Assim, se “todo homem é mortal” for verdadeira, “algum homem
não é mortal” é obrigatoriamente falsa, e vice-versa, havendo só
duas possibilidades que excluem definitivamente uma terceira.
Ainda na passagem
citada do livro de Garcia-Roza, o narrador apresenta em resumo as
três classes de objetos não existentes do lógico e filósofo
austríaco Alexius Meinong, sendo que na terceira encontram-se
objetos que subsistem sem existir em si mesmos.
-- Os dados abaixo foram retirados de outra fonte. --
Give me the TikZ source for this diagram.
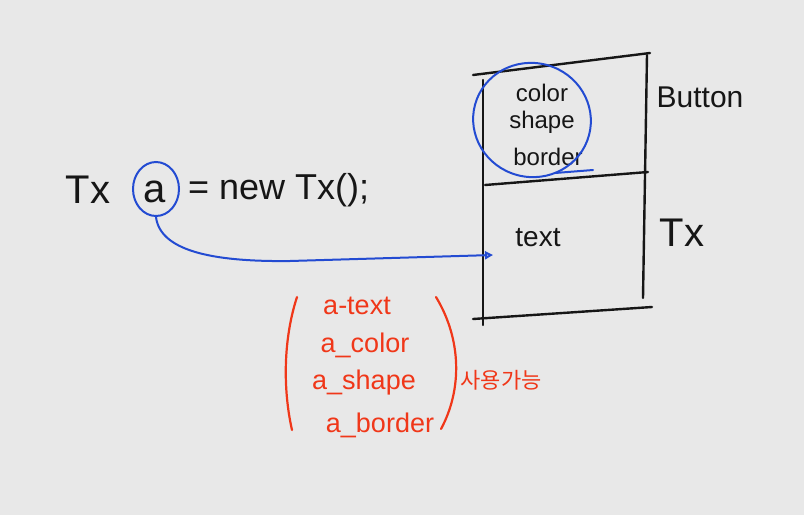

São por exemplo, os
objetos matemáticos, números, relações e figuras geométricas.
Por aí já se vê
o grau de abstração que essas entidades implicam exigindo da mente
humana disciplina, estudo, dedicação, treinamento e capacidade de
sair da experiência do mundo sensível sem perder a sensibilidade
conceitual e científica que os enunciados matemáticos formulam.
Assim como no
romance no qual é a existência de um ser não existente ─ o
fantasma do título ─ que está em questão e é ele que nos
permite, pela ficção, entender e compreender melhor a lógica e os
argumentos do mundo dos seres existentes, assim as equações, os
números e as figuras geométricas, na medida em que são também, de
certa forma, ficções da ciência, sem as quais não é possível
formular seus enunciados e, portanto, permitir sua comunicação, são
construções ideais da mente humana que permitem ao homem a intenção
de significar e de modificar o mundo, a si próprio, ao próprio
homem, nas relações de conhecimento que entre eles se estabelecem.